Union County has them.Florida did the lie and deny game around Jupiter Florida.We saw two in one night running a levy  road.I have watched them on game trails in the western Everglades.I dont understand the reason to lie about them.Buddy of mine and his ex wife have both seen them near their cabin.Ive seen the tracks.I had a class 2 wildlife license in Florida and had a female Cougar for a pet.I know what they look like.


----------



## Lilly001 (Jan 11, 2016)

obligated said:


> Union County has them.Florida did the lie and deny game around Jupiter Florida.We saw two in one night running a levy  road.I have watched them on game trails in the western Everglades.I dont understand the reason to lie about them.Buddy of mine and his ex wife have both seen them near their cabin.Ive seen the tracks.I had a class 2 wildlife license in Florida and had a female Cougar for a pet.I know what they look like.

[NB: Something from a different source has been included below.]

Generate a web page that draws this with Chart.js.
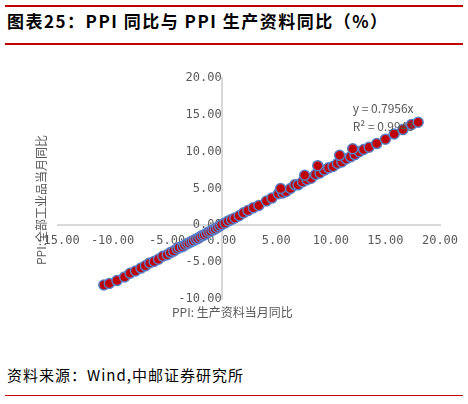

In my conversations with the FFWC officers they never denied that Panthers roamed all over the state. But they were young males who where kicked to the curb by their moms and usually got hit by cars (Panther Kryptonite). What they were very reluctant to admit was a new BREEDING population. They also have a real problem with released western cougar pets. I guess the only way to tell is a DNA test.


----------



## obligated (Jan 14, 2016)

Lilly001 said:


> In my conversations with the FFWC officers they never denied that Panthers roamed all over the state. But they were young males who where kicked to the curb by their moms and usually got hit by cars (Panther Kryptonite). What they were very reluctant to admit was a new BREEDING population. They also have a real problem with released western cougar pets. I guess the only way to tell is a DNA test.



Early 80s and late 70s FFWC denied the panther population in Palm Beach county.Now everyone has game cams with pictures.Nobody has got a picture of the infamous(non existant)black panther.Fish and Game authorities denied Jaguars in the southwest United States also.I dont have a lot of faith in the government being truthful.


----------